** Task prompt **
All of the data should be output character for character, except the pictures.

** Data provided **
* * * * *

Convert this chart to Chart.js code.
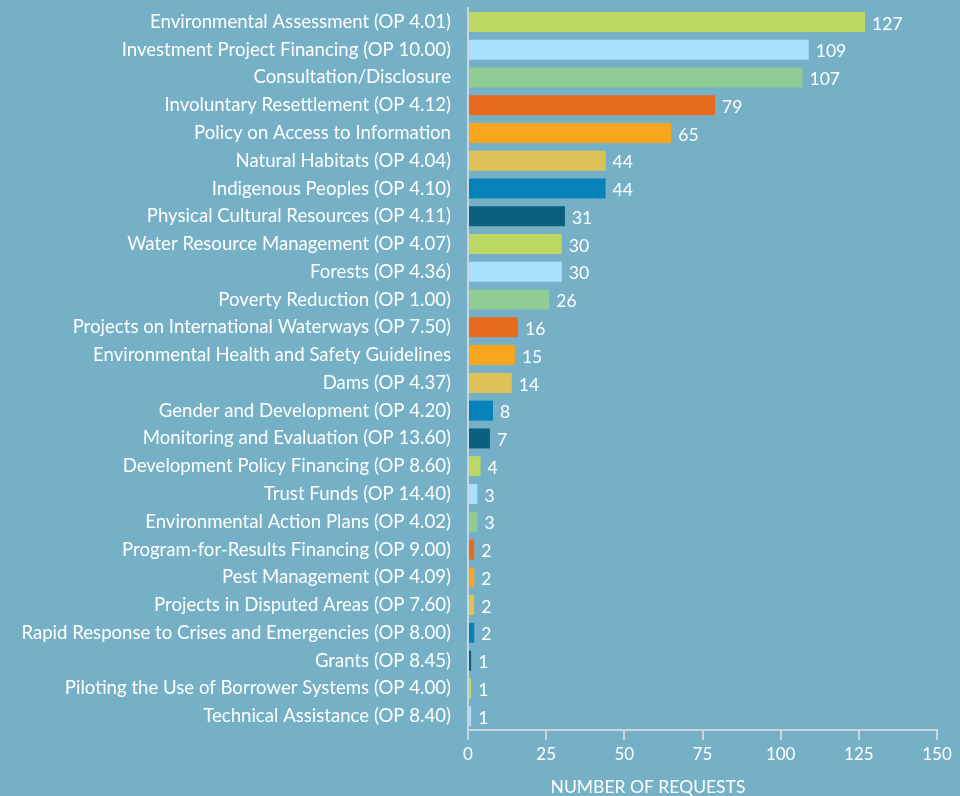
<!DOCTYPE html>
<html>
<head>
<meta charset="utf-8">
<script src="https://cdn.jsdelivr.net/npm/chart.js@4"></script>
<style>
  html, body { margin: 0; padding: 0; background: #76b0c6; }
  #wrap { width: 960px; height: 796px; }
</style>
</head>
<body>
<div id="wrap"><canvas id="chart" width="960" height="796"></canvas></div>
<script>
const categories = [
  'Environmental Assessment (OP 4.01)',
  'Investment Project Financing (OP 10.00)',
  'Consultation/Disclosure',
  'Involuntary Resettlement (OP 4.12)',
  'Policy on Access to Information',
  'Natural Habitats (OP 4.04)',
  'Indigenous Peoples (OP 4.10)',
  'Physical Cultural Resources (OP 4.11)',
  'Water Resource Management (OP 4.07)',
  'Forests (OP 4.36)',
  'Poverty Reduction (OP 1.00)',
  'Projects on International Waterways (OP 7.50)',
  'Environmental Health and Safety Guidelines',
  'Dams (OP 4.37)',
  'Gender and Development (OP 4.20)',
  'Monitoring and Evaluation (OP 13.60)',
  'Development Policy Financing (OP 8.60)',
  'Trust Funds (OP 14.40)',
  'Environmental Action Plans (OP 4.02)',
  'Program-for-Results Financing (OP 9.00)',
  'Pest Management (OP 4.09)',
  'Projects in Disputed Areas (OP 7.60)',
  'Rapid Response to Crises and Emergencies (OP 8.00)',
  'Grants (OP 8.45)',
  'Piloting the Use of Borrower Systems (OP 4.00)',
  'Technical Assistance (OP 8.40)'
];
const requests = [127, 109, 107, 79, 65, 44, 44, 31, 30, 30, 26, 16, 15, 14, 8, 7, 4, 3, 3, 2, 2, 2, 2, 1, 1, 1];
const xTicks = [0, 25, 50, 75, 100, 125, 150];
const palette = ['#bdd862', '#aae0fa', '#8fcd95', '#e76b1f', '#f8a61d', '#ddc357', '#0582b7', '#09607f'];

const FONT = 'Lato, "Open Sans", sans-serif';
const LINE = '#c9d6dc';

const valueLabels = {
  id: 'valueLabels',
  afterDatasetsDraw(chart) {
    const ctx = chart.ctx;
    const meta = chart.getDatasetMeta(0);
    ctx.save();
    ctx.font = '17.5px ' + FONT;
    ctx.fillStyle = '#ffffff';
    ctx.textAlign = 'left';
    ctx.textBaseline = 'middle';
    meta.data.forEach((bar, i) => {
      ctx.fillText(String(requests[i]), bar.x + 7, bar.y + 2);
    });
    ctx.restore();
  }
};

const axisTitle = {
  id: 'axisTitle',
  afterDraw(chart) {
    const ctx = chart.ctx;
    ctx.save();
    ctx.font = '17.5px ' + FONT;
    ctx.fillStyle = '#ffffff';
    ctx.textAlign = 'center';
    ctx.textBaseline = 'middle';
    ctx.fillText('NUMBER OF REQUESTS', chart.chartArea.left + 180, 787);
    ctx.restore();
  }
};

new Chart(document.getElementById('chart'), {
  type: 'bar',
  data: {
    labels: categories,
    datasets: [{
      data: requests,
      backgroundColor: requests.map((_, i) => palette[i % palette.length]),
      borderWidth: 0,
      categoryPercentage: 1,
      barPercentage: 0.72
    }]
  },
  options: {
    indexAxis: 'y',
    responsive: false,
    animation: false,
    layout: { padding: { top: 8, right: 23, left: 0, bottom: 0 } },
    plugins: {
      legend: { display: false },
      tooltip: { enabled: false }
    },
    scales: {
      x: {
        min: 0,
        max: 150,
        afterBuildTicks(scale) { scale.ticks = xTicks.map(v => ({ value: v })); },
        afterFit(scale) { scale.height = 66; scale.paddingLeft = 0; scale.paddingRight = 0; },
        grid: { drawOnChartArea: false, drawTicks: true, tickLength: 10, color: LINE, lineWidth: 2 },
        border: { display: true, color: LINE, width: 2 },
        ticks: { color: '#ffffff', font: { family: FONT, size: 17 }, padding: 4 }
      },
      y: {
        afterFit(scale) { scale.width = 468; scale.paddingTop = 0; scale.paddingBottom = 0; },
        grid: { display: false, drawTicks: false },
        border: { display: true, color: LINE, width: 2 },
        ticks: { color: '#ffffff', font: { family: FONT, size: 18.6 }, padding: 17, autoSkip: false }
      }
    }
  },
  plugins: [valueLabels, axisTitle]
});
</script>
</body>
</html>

* * * * *

** Task response **
Convert this chart to Chart.js code.
<!DOCTYPE html>
<html>
<head>
<meta charset="utf-8">
<script src="https://cdn.jsdelivr.net/npm/chart.js@4"></script>
<style>
  html, body { margin: 0; padding: 0; background: #76b0c6; }
  #wrap { width: 960px; height: 796px; }
</style>
</head>
<body>
<div id="wrap"><canvas id="chart" width="960" height="796"></canvas></div>
<script>
const categories = [
  'Environmental Assessment (OP 4.01)',
  'Investment Project Financing (OP 10.00)',
  'Consultation/Disclosure',
  'Involuntary Resettlement (OP 4.12)',
  'Policy on Access to Information',
  'Natural Habitats (OP 4.04)',
  'Indigenous Peoples (OP 4.10)',
  'Physical Cultural Resources (OP 4.11)',
  'Water Resource Management (OP 4.07)',
  'Forests (OP 4.36)',
  'Poverty Reduction (OP 1.00)',
  'Projects on International Waterways (OP 7.50)',
  'Environmental Health and Safety Guidelines',
  'Dams (OP 4.37)',
  'Gender and Development (OP 4.20)',
  'Monitoring and Evaluation (OP 13.60)',
  'Development Policy Financing (OP 8.60)',
  'Trust Funds (OP 14.40)',
  'Environmental Action Plans (OP 4.02)',
  'Program-for-Results Financing (OP 9.00)',
  'Pest Management (OP 4.09)',
  'Projects in Disputed Areas (OP 7.60)',
  'Rapid Response to Crises and Emergencies (OP 8.00)',
  'Grants (OP 8.45)',
  'Piloting the Use of Borrower Systems (OP 4.00)',
  'Technical Assistance (OP 8.40)'
];
const requests = [127, 109, 107, 79, 65, 44, 44, 31, 30, 30, 26, 16, 15, 14, 8, 7, 4, 3, 3, 2, 2, 2, 2, 1, 1, 1];
const xTicks = [0, 25, 50, 75, 100, 125, 150];
const palette = ['#bdd862', '#aae0fa', '#8fcd95', '#e76b1f', '#f8a61d', '#ddc357', '#0582b7', '#09607f'];

const FONT = 'Lato, "Open Sans", sans-serif';
const LINE = '#c9d6dc';

const valueLabels = {
  id: 'valueLabels',
  afterDatasetsDraw(chart) {
    const ctx = chart.ctx;
    const meta = chart.getDatasetMeta(0);
    ctx.save();
    ctx.font = '17.5px ' + FONT;
    ctx.fillStyle = '#ffffff';
    ctx.textAlign = 'left';
    ctx.textBaseline = 'middle';
    meta.data.forEach((bar, i) => {
      ctx.fillText(String(requests[i]), bar.x + 7, bar.y + 2);
    });
    ctx.restore();
  }
};

const axisTitle = {
  id: 'axisTitle',
  afterDraw(chart) {
    const ctx = chart.ctx;
    ctx.save();
    ctx.font = '17.5px ' + FONT;
    ctx.fillStyle = '#ffffff';
    ctx.textAlign = 'center';
    ctx.textBaseline = 'middle';
    ctx.fillText('NUMBER OF REQUESTS', chart.chartArea.left + 180, 787);
    ctx.restore();
  }
};

new Chart(document.getElementById('chart'), {
  type: 'bar',
  data: {
    labels: categories,
    datasets: [{
      data: requests,
      backgroundColor: requests.map((_, i) => palette[i % palette.length]),
      borderWidth: 0,
      categoryPercentage: 1,
      barPercentage: 0.72
    }]
  },
  options: {
    indexAxis: 'y',
    responsive: false,
    animation: false,
    layout: { padding: { top: 8, right: 23, left: 0, bottom: 0 } },
    plugins: {
      legend: { display: false },
      tooltip: { enabled: false }
    },
    scales: {
      x: {
        min: 0,
        max: 150,
        afterBuildTicks(scale) { scale.ticks = xTicks.map(v => ({ value: v })); },
        afterFit(scale) { scale.height = 66; scale.paddingLeft = 0; scale.paddingRight = 0; },
        grid: { drawOnChartArea: false, drawTicks: true, tickLength: 10, color: LINE, lineWidth: 2 },
        border: { display: true, color: LINE, width: 2 },
        ticks: { color: '#ffffff', font: { family: FONT, size: 17 }, padding: 4 }
      },
      y: {
        afterFit(scale) { scale.width = 468; scale.paddingTop = 0; scale.paddingBottom = 0; },
        grid: { display: false, drawTicks: false },
        border: { display: true, color: LINE, width: 2 },
        ticks: { color: '#ffffff', font: { family: FONT, size: 18.6 }, padding: 17, autoSkip: false }
      }
    }
  },
  plugins: [valueLabels, axisTitle]
});
</script>
</body>
</html>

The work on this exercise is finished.